Given exercise:
Extract the lines of the material below, beginning with the first and ending with the line that holds "const fitXRange = [0, 7.5];". Skip every picture.

Collected material:
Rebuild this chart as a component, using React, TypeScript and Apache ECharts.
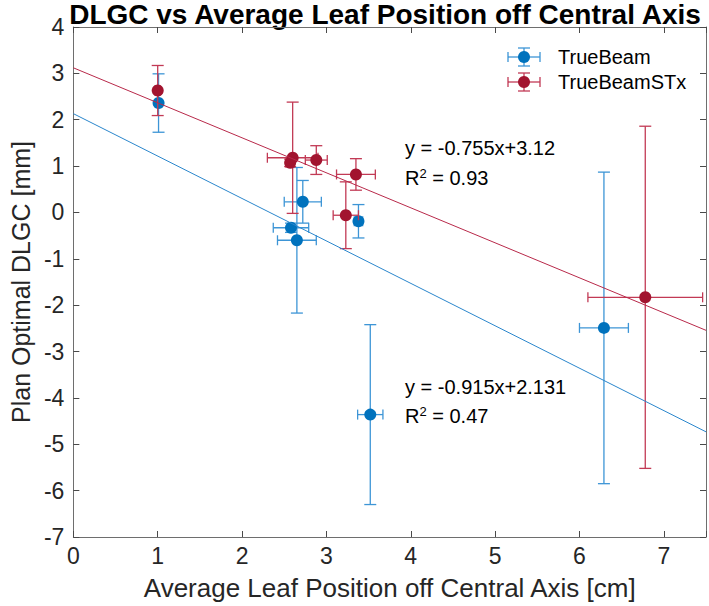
import React, { useEffect, useRef } from "react";
import * as echarts from "echarts";

// ---- Data ----
const tbX = [1.01, 2.72, 2.58, 2.65, 3.38, 3.52, 6.29];
const tbY = [2.36, 0.23, -0.33, -0.6, -0.19, -4.36, -2.49];
const tbXErr = [0.03, 0.22, 0.21, 0.23, 0.05, 0.15, 0.29];
const tbYErr = [0.63, 0.46, 0.1, 1.57, 0.36, 1.94, 3.36];

const stxX = [1.0, 2.6, 2.57, 2.88, 3.35, 3.23, 6.78];
const stxY = [2.63, 1.18, 1.07, 1.13, 0.82, -0.06, -1.83];
const stxXErr = [0.03, 0.3, 0.05, 0.13, 0.23, 0.15, 0.68];
const stxYErr = [0.54, 1.2, 0.08, 0.31, 0.34, 0.72, 3.69];

const fitSlope = [-0.915, -0.755]; // TrueBeam, TrueBeamSTx
const fitIntercept = [2.131, 3.12];
const fitR2 = ["0.47", "0.93"];
const fitXRange = [0, 7.5];

const xTicks = [0, 1, 2, 3, 4, 5, 6, 7];
const yTicks = [-7, -6, -5, -4, -3, -2, -1, 0, 1, 2, 3, 4];
const seriesNames = ["TrueBeam", "TrueBeamSTx"];

const BLUE = "#0072BD";
const BLUE_ERR = "#3d95d6";
const RED = "#A2142F";
const RED_ERR = "#c23a55";
const FONT = "'Liberation Sans', Arial, Helvetica, sans-serif";
const AXIS_COLOR = "#262626";

function errData(xs: number[], ys: number[], xe: number[], ye: number[]) {
  return xs.map((x, i) => [x, ys[i], xe[i], ye[i]]);
}

function errRender(color: string) {
  return (params: any, api: any) => {
    const x = api.value(0);
    const y = api.value(1);
    const dx = api.value(2);
    const dy = api.value(3);
    const top = api.coord([x, y + dy]);
    const bot = api.coord([x, y - dy]);
    const l = api.coord([x - dx, y]);
    const r = api.coord([x + dx, y]);
    const cw = 6;
    const ch = 5;
    const style = { stroke: color, lineWidth: 1.3, fill: "none" };
    const ln = (x1: number, y1: number, x2: number, y2: number) => ({
      type: "line",
      shape: { x1, y1, x2, y2 },
      style,
    });
    return {
      type: "group",
      children: [
        ln(top[0], top[1], bot[0], bot[1]),
        ln(top[0] - cw, top[1], top[0] + cw, top[1]),
        ln(bot[0] - cw, bot[1], bot[0] + cw, bot[1]),
        ln(l[0], l[1], r[0], r[1]),
        ln(l[0], l[1] - ch, l[0], l[1] + ch),
        ln(r[0], r[1] - ch, r[0], r[1] + ch),
      ],
    };
  };
}

function legendIcon(cx: number, cy: number, color: string, errColor: string) {
  const s = { stroke: errColor, lineWidth: 1.3 };
  return [
    { type: "line", shape: { x1: cx - 16, y1: cy, x2: cx + 16, y2: cy }, style: s },
    { type: "line", shape: { x1: cx - 16, y1: cy - 5, x2: cx - 16, y2: cy + 5 }, style: s },
    { type: "line", shape: { x1: cx + 16, y1: cy - 5, x2: cx + 16, y2: cy + 5 }, style: s },
    { type: "line", shape: { x1: cx, y1: cy - 9, x2: cx, y2: cy + 9 }, style: s },
    { type: "line", shape: { x1: cx - 6, y1: cy - 9, x2: cx + 6, y2: cy - 9 }, style: s },
    { type: "line", shape: { x1: cx - 6, y1: cy + 9, x2: cx + 6, y2: cy + 9 }, style: s },
    { type: "circle", shape: { cx, cy, r: 6 }, style: { fill: color } },
  ];
}

export default function App() {
  const ref = useRef<HTMLDivElement>(null);
  useEffect(() => {
    if (!ref.current) return;
    document.body.style.margin = "0";
    const chart = echarts.init(ref.current, undefined, { renderer: "svg" });

    const axisCommon = {
      axisLine: { show: true, onZero: false, lineStyle: { color: "#6e6e6e", width: 1 } },
      axisTick: { show: true, inside: true, length: 6, lineStyle: { color: "#4a4a4a" } },
      splitLine: { show: false },
    };

    const fitLine = (k: number) =>
      fitXRange.map((x) => [x, fitSlope[k] * x + fitIntercept[k]]);

    const annot = (x: number, y: number, text: string, rich?: any) => ({
      type: "text",
      x,
      y,
      style: {
        text,
        fill: "#000",
        font: `20px ${FONT}`,
        textVerticalAlign: "middle",
        ...(rich ? { rich } : {}),
      },
    });
    const supRich = {
      sup: { fontSize: 13, verticalAlign: "top", padding: [0, 0, 10, 0], fontFamily: FONT },
    };

    const option: any = {
      animation: false,
      backgroundColor: "#ffffff",
      grid: { left: 62, right: 2, top: 27, bottom: 68, containLabel: false },
      xAxis: [
        {
          type: "value",
          min: 0,
          max: 7.5,
          interval: 1,
          position: "bottom",
          ...axisCommon,
          axisLabel: {
            color: AXIS_COLOR,
            fontSize: 23,
            fontFamily: FONT,
            margin: 7,
            formatter: (v: number) => (xTicks.includes(v) ? String(v) : ""),
          },
          name: "Average Leaf Position off Central Axis [cm]",
          nameLocation: "middle",
          nameGap: 38,
          nameTextStyle: { color: AXIS_COLOR, fontSize: 26, fontFamily: FONT },
        },
        {
          type: "value",
          min: 0,
          max: 7.5,
          interval: 1,
          position: "top",
          ...axisCommon,
          axisLabel: { show: false },
        },
      ],
      yAxis: [
        {
          type: "value",
          min: -7,
          max: 4,
          interval: 1,
          position: "left",
          ...axisCommon,
          axisLabel: {
            color: AXIS_COLOR,
            fontSize: 23,
            fontFamily: FONT,
            margin: 9,
            formatter: (v: number) => (yTicks.includes(v) ? String(v) : ""),
          },
          name: "Plan Optimal DLGC [mm]",
          nameLocation: "middle",
          nameGap: 34,
          nameTextStyle: { color: AXIS_COLOR, fontSize: 25, fontFamily: FONT },
        },
        {
          type: "value",
          min: -7,
          max: 4,
          interval: 1,
          position: "right",
          ...axisCommon,
          axisLabel: { show: false },
        },
      ],
      series: [
        {
          name: seriesNames[0] + " err",
          type: "custom",
          renderItem: errRender(BLUE_ERR),
          data: errData(tbX, tbY, tbXErr, tbYErr),
          encode: { x: 0, y: 1 },
          z: 2,
        },
        {
          name: seriesNames[0],
          type: "scatter",
          data: tbX.map((x, i) => [x, tbY[i]]),
          symbol: "circle",
          symbolSize: 12,
          itemStyle: { color: BLUE, opacity: 1 },
          z: 3,
        },
        {
          name: seriesNames[1] + " err",
          type: "custom",
          renderItem: errRender(RED_ERR),
          data: errData(stxX, stxY, stxXErr, stxYErr),
          encode: { x: 0, y: 1 },
          z: 4,
        },
        {
          name: seriesNames[1],
          type: "scatter",
          data: stxX.map((x, i) => [x, stxY[i]]),
          symbol: "circle",
          symbolSize: 12,
          itemStyle: { color: RED, opacity: 1 },
          z: 5,
        },
        {
          name: seriesNames[0] + " fit",
          type: "line",
          data: fitLine(0),
          showSymbol: false,
          lineStyle: { color: "#2a86cc", width: 1 },
          z: 6,
        },
        {
          name: seriesNames[1] + " fit",
          type: "line",
          data: fitLine(1),
          showSymbol: false,
          lineStyle: { color: "#b8294a", width: 1 },
          z: 6,
        },
      ],
      graphic: [
        {
          type: "text",
          x: 385,
          y: 14,
          style: {
            text: "DLGC vs Average Leaf Position off Central Axis",
            fill: "#000",
            font: `bold 28px ${FONT}`,
            textAlign: "center",
            textVerticalAlign: "middle",
          },
        },
        ...legendIcon(524, 57, BLUE, BLUE_ERR),
        ...legendIcon(524, 82, RED, RED_ERR),
        {
          type: "text",
          x: 558,
          y: 57,
          style: { text: seriesNames[0], fill: "#000", font: `20px ${FONT}`, textVerticalAlign: "middle" },
        },
        {
          type: "text",
          x: 558,
          y: 82,
          style: { text: seriesNames[1], fill: "#000", font: `20px ${FONT}`, textVerticalAlign: "middle" },
        },
        annot(405, 148, `y = ${fitSlope[1]}x+${fitIntercept[1]}`),
        annot(405, 178, `R{sup|2} = ${fitR2[1]}`, supRich),
        annot(405, 387, `y = ${fitSlope[0]}x+${fitIntercept[0]}`),
        annot(405, 416, `R{sup|2} = ${fitR2[0]}`, supRich),
      ],
    };

    chart.setOption(option);
    return () => chart.dispose();
  }, []);

  return (
    <div
      ref={ref}
      style={{ width: 709, height: 606, position: "absolute", left: 0, top: 0 }}
    />
  );
}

The response:
Rebuild this chart as a component, using React, TypeScript and Apache ECharts.
import React, { useEffect, useRef } from "react";
import * as echarts from "echarts";

// ---- Data ----
const tbX = [1.01, 2.72, 2.58, 2.65, 3.38, 3.52, 6.29];
const tbY = [2.36, 0.23, -0.33, -0.6, -0.19, -4.36, -2.49];
const tbXErr = [0.03, 0.22, 0.21, 0.23, 0.05, 0.15, 0.29];
const tbYErr = [0.63, 0.46, 0.1, 1.57, 0.36, 1.94, 3.36];

const stxX = [1.0, 2.6, 2.57, 2.88, 3.35, 3.23, 6.78];
const stxY = [2.63, 1.18, 1.07, 1.13, 0.82, -0.06, -1.83];
const stxXErr = [0.03, 0.3, 0.05, 0.13, 0.23, 0.15, 0.68];
const stxYErr = [0.54, 1.2, 0.08, 0.31, 0.34, 0.72, 3.69];

const fitSlope = [-0.915, -0.755]; // TrueBeam, TrueBeamSTx
const fitIntercept = [2.131, 3.12];
const fitR2 = ["0.47", "0.93"];
const fitXRange = [0, 7.5];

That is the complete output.